Rich Lusk is a minister in the Presbyterian Church in America and Assistant Pastor to Auburn Avenue Presbyterian Church in Monroe, Louisiana



4 Comments »

  1. I was int’d to know about the use of the absolution by Calvinists. As we are all priests under
    Christ, I presume you also believe, as I do, that if (laity) have received that aboslution/forgiveness of sins through the spoken word, then we also can administer that
    same absolution to those needing it. It would certainly be heartening to me that other realize what a great gift and responsiblity we have once we also have received the grace of forgiveness.
    Sincerely, ruthhilman@yahoo.com

    Comment by ruthhilman — June 2, 2009 @ 1:39 pm

  2. I am trying to compose a letter to my Session requesting that adult Baptism be during the
    Congregational worship not before the Service. I believe the Worshipping Church needs this
    Sacrament and the Grace offered through the remembrance of your own Baptism. What did the
    reformers say about the practice of adult baptism?

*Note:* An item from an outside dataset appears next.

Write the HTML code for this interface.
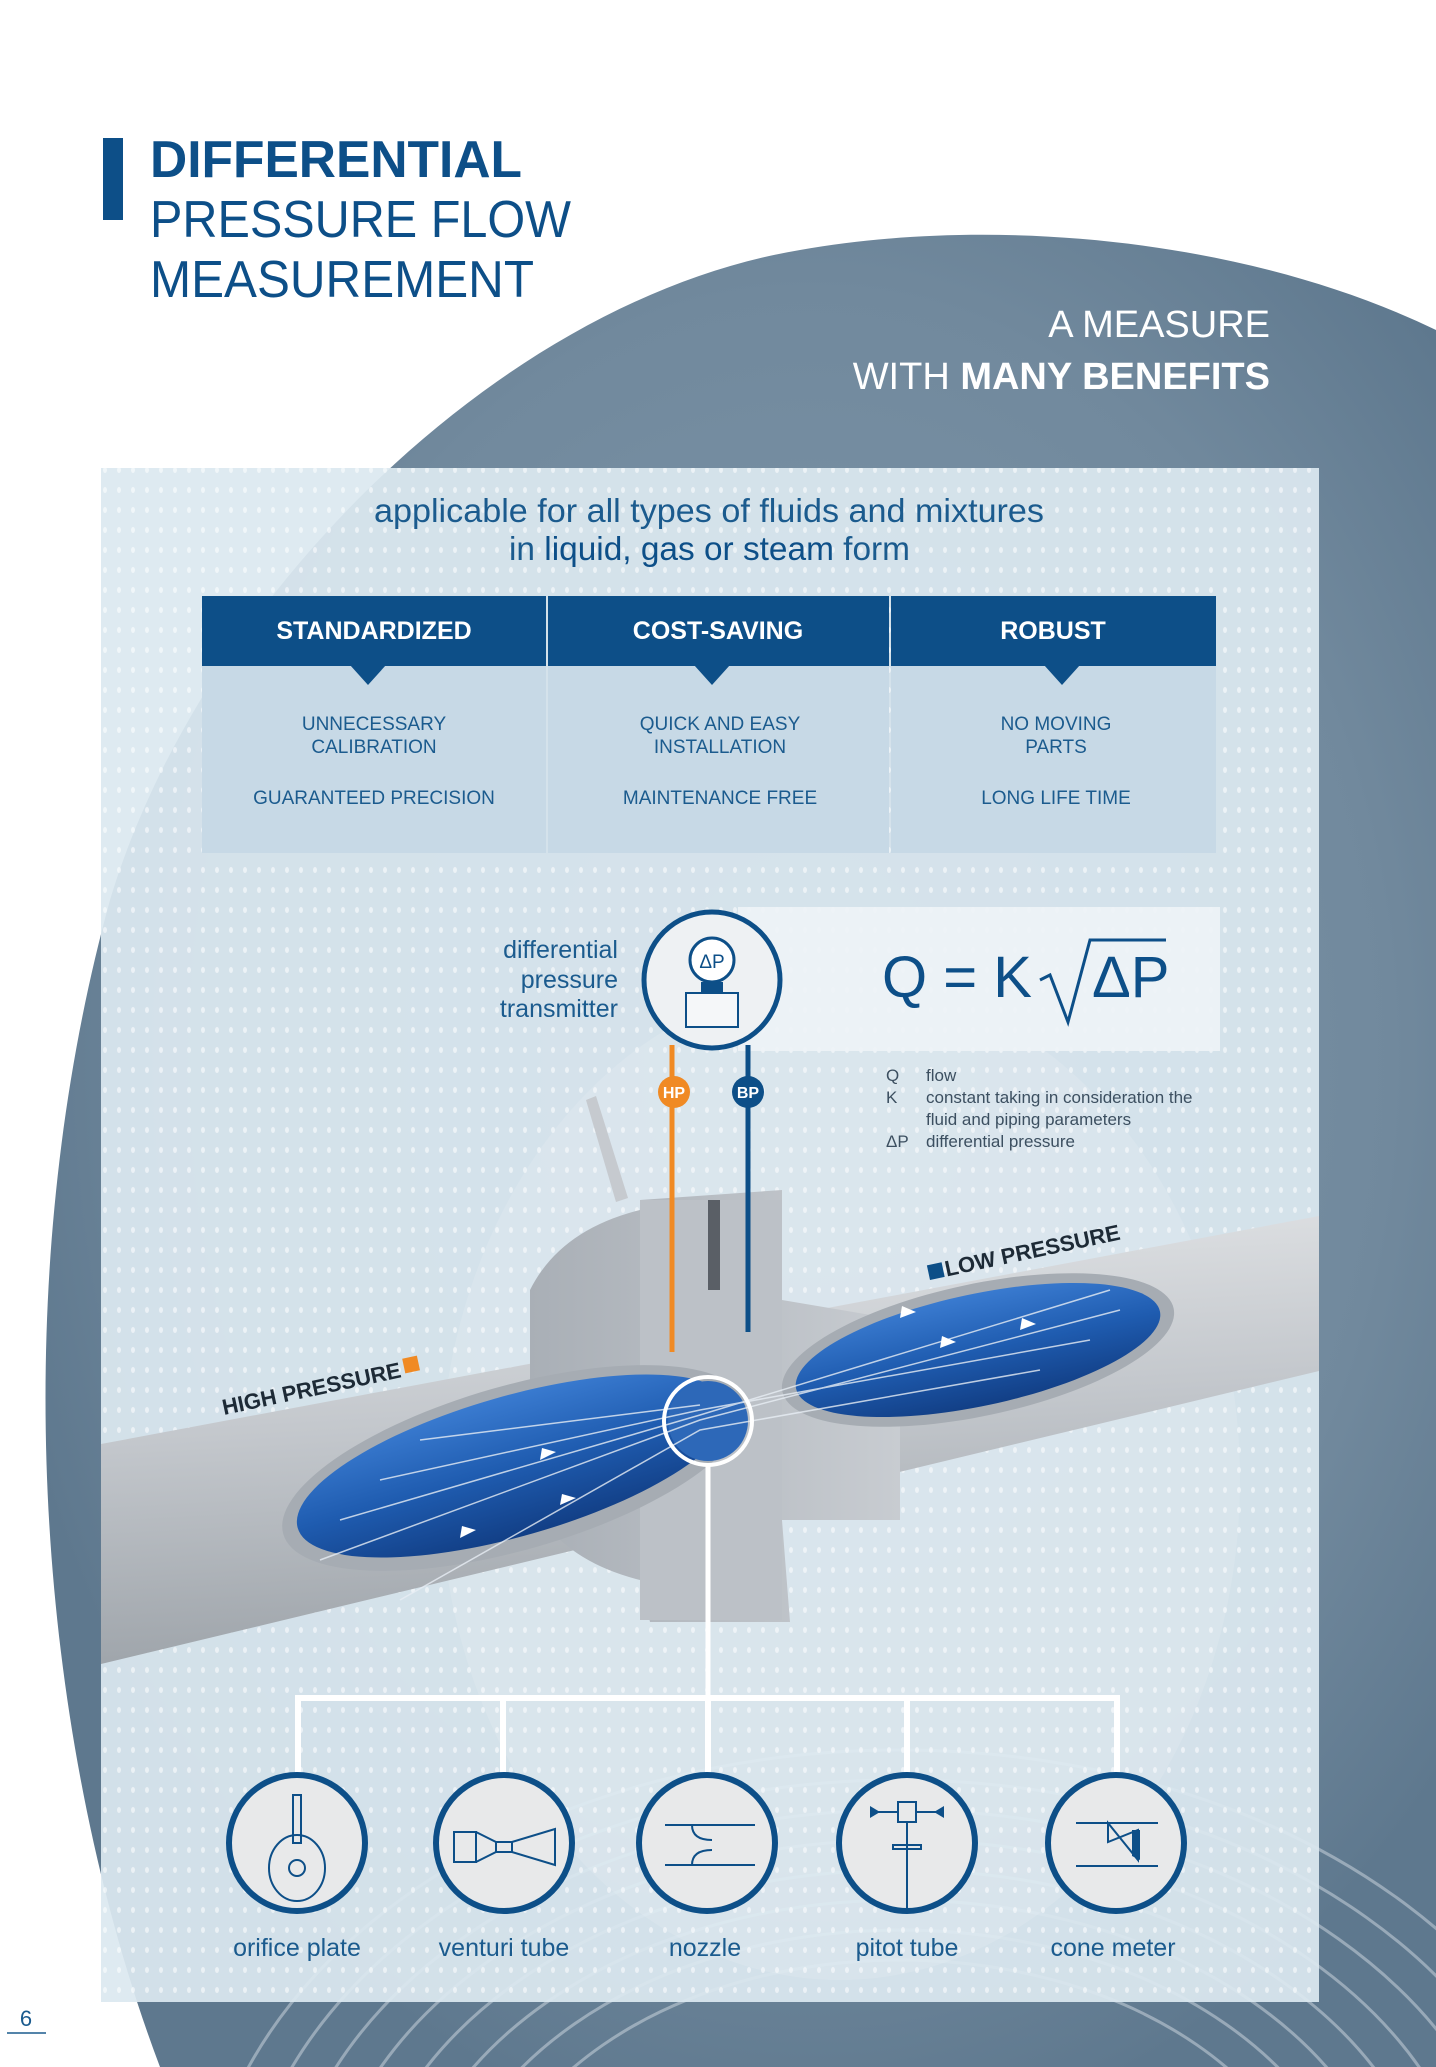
<!DOCTYPE html>
<html><head><meta charset="utf-8"><style>
html,body{margin:0;padding:0;background:#fff;overflow:hidden;width:1436px;height:2067px}
svg{display:block}
text{font-family:"Liberation Sans",Arial,sans-serif}
</style></head><body>
<svg width="1436" height="2067" viewBox="0 0 1436 2067" xmlns="http://www.w3.org/2000/svg">
<defs>
<radialGradient id="disc" cx="0.55" cy="0.45" r="0.6">
<stop offset="0" stop-color="#8199ac"/><stop offset="0.7" stop-color="#71899d"/><stop offset="1" stop-color="#5e788e"/>
</radialGradient>
<pattern id="dots" width="14" height="20" patternUnits="userSpaceOnUse">
<ellipse cx="7" cy="10" rx="2" ry="3" fill="#ffffff" opacity="0.55"/>
</pattern>
<linearGradient id="pipe" x1="0" y1="0" x2="0.15" y2="1">
<stop offset="0" stop-color="#e4e6e8"/><stop offset="0.5" stop-color="#c3c7cc"/><stop offset="1" stop-color="#9ea4aa"/>
</linearGradient>
<linearGradient id="water" x1="0" y1="0" x2="0" y2="1">
<stop offset="0" stop-color="#3a7bd0"/><stop offset="0.5" stop-color="#1f5cb0"/><stop offset="1" stop-color="#123f86"/>
</linearGradient>
<linearGradient id="flange" x1="0" y1="0" x2="1" y2="0">
<stop offset="0" stop-color="#a9afb6"/><stop offset="1" stop-color="#c8ccd1"/>
</linearGradient>
<clipPath id="page"><rect width="1436" height="2067"/></clipPath>
<clipPath id="discclip"><path d="M160,2067 C40,1750 0,1300 110,900 C200,600 500,300 800,250 C1000,215 1250,240 1436,330 L1436,2067 Z"/></clipPath>
</defs>
<g clip-path="url(#page)">
<!-- background disc -->
<path d="M160,2067 C40,1750 0,1300 110,900 C200,600 500,300 800,250 C1000,215 1250,240 1436,330 L1436,2067 Z" fill="url(#disc)"/>
<g opacity="0.45" fill="none" stroke="#dfe6ec" stroke-width="3" clip-path="url(#discclip)">
<ellipse cx="900" cy="2250" rx="700" ry="500"/>
<ellipse cx="900" cy="2250" rx="660" ry="470"/>
<ellipse cx="900" cy="2250" rx="620" ry="440"/>
<ellipse cx="900" cy="2250" rx="580" ry="410"/>
<ellipse cx="900" cy="2250" rx="540" ry="380"/>
<ellipse cx="900" cy="2250" rx="500" ry="350"/>
<ellipse cx="900" cy="2250" rx="460" ry="320"/>
<ellipse cx="900" cy="2250" rx="420" ry="290"/>
</g>

<!-- title -->
<rect x="103" y="138" width="20" height="82" fill="#0d4f88"/>
<text x="150" y="177" font-size="52" font-weight="bold" fill="#0d4f88" textLength="372" lengthAdjust="spacingAndGlyphs">DIFFERENTIAL</text>
<text x="150" y="237" font-size="52" fill="#0d4f88" textLength="421" lengthAdjust="spacingAndGlyphs">PRESSURE FLOW</text>
<text x="150" y="297" font-size="52" fill="#0d4f88" textLength="384" lengthAdjust="spacingAndGlyphs">MEASUREMENT</text>
<text x="1270" y="337" font-size="38" fill="#ffffff" text-anchor="end">A MEASURE</text>
<text x="1270" y="389" font-size="38" fill="#ffffff" text-anchor="end">WITH <tspan font-weight="bold">MANY BENEFITS</tspan></text>

<!-- panel -->
<rect x="101" y="468" width="1218" height="1534" fill="#dbe8f0" opacity="0.93"/>
<rect x="101" y="468" width="1218" height="1534" fill="url(#dots)"/>
<ellipse cx="840" cy="1480" rx="400" ry="500" fill="#ffffff" opacity="0.12"/>

<text x="374" y="522" font-size="33" fill="#1b5b8e" textLength="670" lengthAdjust="spacingAndGlyphs">applicable for all types of fluids and mixtures</text>
<text x="509" y="560" font-size="33" fill="#1b5b8e" textLength="401" lengthAdjust="spacingAndGlyphs">in <tspan fill="#0d4f88">liquid, gas or steam</tspan> form</text>

<!-- table -->
<rect x="202" y="596" width="344" height="257" fill="#c7d9e6"/>
<rect x="548" y="596" width="341" height="257" fill="#c7d9e6"/>
<rect x="891" y="596" width="325" height="257" fill="#c7d9e6"/>
<rect x="202" y="596" width="344" height="70" fill="#0d4f88"/>
<rect x="548" y="596" width="341" height="70" fill="#0d4f88"/>
<rect x="891" y="596" width="325" height="70" fill="#0d4f88"/>
<polygon points="350,665 386,665 368,685" fill="#0d4f88"/>
<polygon points="694,665 730,665 712,685" fill="#0d4f88"/>
<polygon points="1044,665 1080,665 1062,685" fill="#0d4f88"/>
<g font-size="25" font-weight="bold" fill="#fff" text-anchor="middle">
<text x="374" y="639">STANDARDIZED</text><text x="718" y="639">COST-SAVING</text><text x="1053" y="639">ROBUST</text></g>
<g font-size="19" fill="#1b5b8e" text-anchor="middle">
<text x="374" y="730">UNNECESSARY</text><text x="374" y="753">CALIBRATION</text><text x="374" y="804">GUARANTEED PRECISION</text>
<text x="720" y="730">QUICK AND EASY</text><text x="720" y="753">INSTALLATION</text><text x="720" y="804">MAINTENANCE FREE</text>
<text x="1056" y="730">NO MOVING</text><text x="1056" y="753">PARTS</text><text x="1056" y="804">LONG LIFE TIME</text></g>

<!-- formula box -->
<rect x="738" y="907" width="482" height="144" fill="#eef3f6" opacity="0.92"/>
<text x="882" y="997" font-size="58" fill="#0d4f88">Q = K</text>
<polyline points="1040,980 1050,975 1068,1022 1090,940 1166,940" fill="none" stroke="#0d4f88" stroke-width="3"/>
<text x="1092" y="997" font-size="58" fill="#0d4f88">ΔP</text>
<g font-size="17" fill="#3c4f60">
<text x="886" y="1081">Q</text><text x="926" y="1081">flow</text>
<text x="886" y="1103">K</text><text x="926" y="1103">constant taking in consideration the</text>
<text x="926" y="1125">fluid and piping parameters</text>
<text x="886" y="1147">ΔP</text><text x="926" y="1147">differential pressure</text></g>

<g font-size="25" fill="#1b5b8e" text-anchor="end">
<text x="618" y="958">differential</text><text x="618" y="988">pressure</text><text x="618" y="1017">transmitter</text></g>

<!-- pipe -->
<polygon points="101,1444 1319,1216 1319,1371 101,1664" fill="url(#pipe)"/>
<!-- flange -->
<path d="M530,1290 Q560,1230 640,1210 L640,1200 L782,1190 L782,1300 L900,1320 L900,1520 L782,1520 L790,1622 L650,1622 L640,1580 Q560,1560 530,1500 Z" fill="url(#flange)"/>
<rect x="640" y="1200" width="142" height="420" fill="#bcc1c7"/>
<rect x="708" y="1200" width="12" height="90" fill="#5a5f66"/>
<polygon points="586,1100 596,1096 628,1198 616,1202" fill="#c6cacf"/>
<!-- water ellipses -->
<ellipse cx="514" cy="1468" rx="240" ry="82" fill="#a6acb3" transform="rotate(-16 514 1468)"/>
<ellipse cx="514" cy="1466" rx="225" ry="70" fill="url(#water)" transform="rotate(-16 514 1466)"/>
<ellipse cx="978" cy="1350" rx="200" ry="66" fill="#a6acb3" transform="rotate(-12 978 1350)"/>
<ellipse cx="978" cy="1350" rx="186" ry="56" fill="url(#water)" transform="rotate(-12 978 1350)"/>
<ellipse cx="708" cy="1421" rx="40" ry="40" fill="#2d68b8"/>
<g stroke="#e8eef5" stroke-width="1.5" fill="none" opacity="0.8">
<path d="M320,1560 L700,1420 L1120,1310"/><path d="M340,1520 L700,1415 L1110,1290"/>
<path d="M380,1480 L700,1410 L1090,1340"/><path d="M420,1440 L700,1405"/><path d="M400,1600 L700,1430 L1040,1370"/>
</g>
<g fill="#ffffff">
<polygon points="460,1538 476,1530 462,1526"/><polygon points="560,1505 576,1498 562,1494"/><polygon points="540,1460 556,1452 542,1448"/>
<polygon points="940,1348 956,1342 942,1336"/><polygon points="1020,1330 1036,1324 1022,1318"/><polygon points="900,1318 916,1312 902,1306"/>
</g>
<!-- white circle and line -->
<circle cx="708" cy="1421" r="44" fill="none" stroke="#fff" stroke-width="4"/>
<line x1="708" y1="1465" x2="708" y2="1697" stroke="#fff" stroke-width="5"/>

<!-- HP / BP lines -->
<line x1="672" y1="1045" x2="672" y2="1352" stroke="#f08a24" stroke-width="5"/>
<line x1="748" y1="1045" x2="748" y2="1332" stroke="#0d4f88" stroke-width="5"/>
<circle cx="674" cy="1092" r="16" fill="#f08a24"/><text x="674" y="1098" font-size="16" font-weight="bold" fill="#fff" text-anchor="middle">HP</text>
<circle cx="748" cy="1092" r="16" fill="#0d4f88"/><text x="748" y="1098" font-size="16" font-weight="bold" fill="#fff" text-anchor="middle">BP</text>

<!-- transmitter -->
<circle cx="712" cy="980" r="68" fill="#eef1f3" stroke="#0d4f88" stroke-width="5"/>
<circle cx="712" cy="960" r="22" fill="#fff" stroke="#0d4f88" stroke-width="3"/>
<text x="712" y="968" font-size="19" fill="#0d4f88" text-anchor="middle">ΔP</text>
<rect x="701" y="982" width="22" height="10" fill="#0d4f88"/>
<rect x="686" y="993" width="52" height="34" fill="#f5f7f9" stroke="#0d4f88" stroke-width="2"/>

<!-- pressure labels -->
<g transform="rotate(-12 224 1415)"><text x="224" y="1415" font-size="22" font-weight="bold" fill="#1d2a36">HIGH PRESSURE</text><rect x="410" y="1397" width="15" height="15" fill="#f08a24"/></g>
<g transform="rotate(-12 930 1280)"><rect x="930" y="1265" width="15" height="15" fill="#0d4f88"/><text x="947" y="1280" font-size="22" font-weight="bold" fill="#1d2a36">LOW PRESSURE</text></g>

<!-- tree -->
<rect x="295" y="1695" width="825" height="6" fill="#fff"/>
<g fill="#fff"><rect x="295" y="1695" width="6" height="80"/><rect x="500" y="1695" width="6" height="80"/><rect x="705" y="1695" width="6" height="80"/><rect x="904" y="1695" width="6" height="80"/><rect x="1114" y="1695" width="6" height="80"/></g>

<g fill="#e8e9ea" stroke="#0d4f88" stroke-width="6">
<circle cx="297" cy="1843" r="68"/><circle cx="504" cy="1843" r="68"/><circle cx="707" cy="1843" r="68"/><circle cx="907" cy="1843" r="68"/><circle cx="1116" cy="1843" r="68"/></g>
<!-- icons -->
<g stroke="#0d4f88" stroke-width="2" fill="none">
<rect x="293" y="1795" width="8" height="48"/><ellipse cx="297" cy="1868" rx="28" ry="33"/><circle cx="297" cy="1868" r="8"/>
<rect x="454" y="1832" width="22" height="30"/><path d="M476,1832 L496,1842 L512,1842 L555,1829 L555,1865 L512,1852 L496,1852 L476,1862"/><line x1="496" y1="1842" x2="496" y2="1852"/><line x1="512" y1="1842" x2="512" y2="1852"/>
<line x1="665" y1="1825" x2="755" y2="1825"/><line x1="665" y1="1865" x2="755" y2="1865"/><path d="M692,1825 Q692,1840 712,1840 M712,1850 Q692,1850 692,1865"/>
<rect x="898" y="1802" width="18" height="20"/><line x1="907" y1="1822" x2="907" y2="1908"/><rect x="893" y="1845" width="28" height="4"/><line x1="872" y1="1812" x2="898" y2="1812"/><line x1="916" y1="1812" x2="942" y2="1812"/>
<line x1="1076" y1="1823" x2="1158" y2="1823"/><line x1="1076" y1="1866" x2="1158" y2="1866"/><path d="M1108,1823 L1108,1842 L1138,1830 L1138,1860 Z"/>
</g>
<g fill="#0d4f88"><polygon points="870,1806 870,1818 880,1812"/><polygon points="944,1806 944,1818 934,1812"/><polygon points="1132,1830 1140,1830 1140,1860 1132,1856"/></g>
<g font-size="25" fill="#1b5b8e" text-anchor="middle">
<text x="297" y="1956">orifice plate</text><text x="504" y="1956">venturi tube</text><text x="705" y="1956">nozzle</text><text x="907" y="1956">pitot tube</text><text x="1113" y="1956">cone meter</text></g>

<text x="26" y="2026" font-size="22" fill="#1b5b8e" text-anchor="middle">6</text>
<line x1="7" y1="2033" x2="46" y2="2033" stroke="#1b5b8e" stroke-width="1.5"/>
</g>
</svg>
</body></html>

    Comment by Cornelia Pleasaants — July 12, 2010 @ 8:03 pm

  3. Hi,

    Did Augustine teach that unbaptized babies who died went to Hell? If he did, is this not the reason that Calvin taught Baptismal Regeneration? Was he not an Augustine monk, just like Luther?

    I think the Reformation was the Reforming of the Roman Catholic church, which was apostate. Most of the Reformers created State churches and have ended up looking like the Roman church today!

    The Scriptures stated, “Come out of her………” NOT “Reform her…….”!

    Is it any wonder Christendom is apostate?

    Why oh why did we not listen to what Jesus said to the Samaritan woman in John ch 4? As far as He was concerned, He was finished with RELIGION, He was introducing a New Era verses 21-24. His followers would each be a temple of God and as priests of God, offering up spiritual sacrifices to God. Fellowship was to be local, meeting from house to house and it worked. But then when the persecution stopped and His Church was LOVED BY THE WORLD, the DUNG hit the fan and Romanism, Greek & Russian Orthodoxy & all kinds of pagan garbage was brought in & we ended up with the mess we have today!

    Comment by Pip Power — January 14, 2012 @ 7:53 pm

  4. Very good piece, and to be frank it seems as if there is an ever-widening gap between Calvin’s Calvinism and the Calvinism of his successors like the Puritans.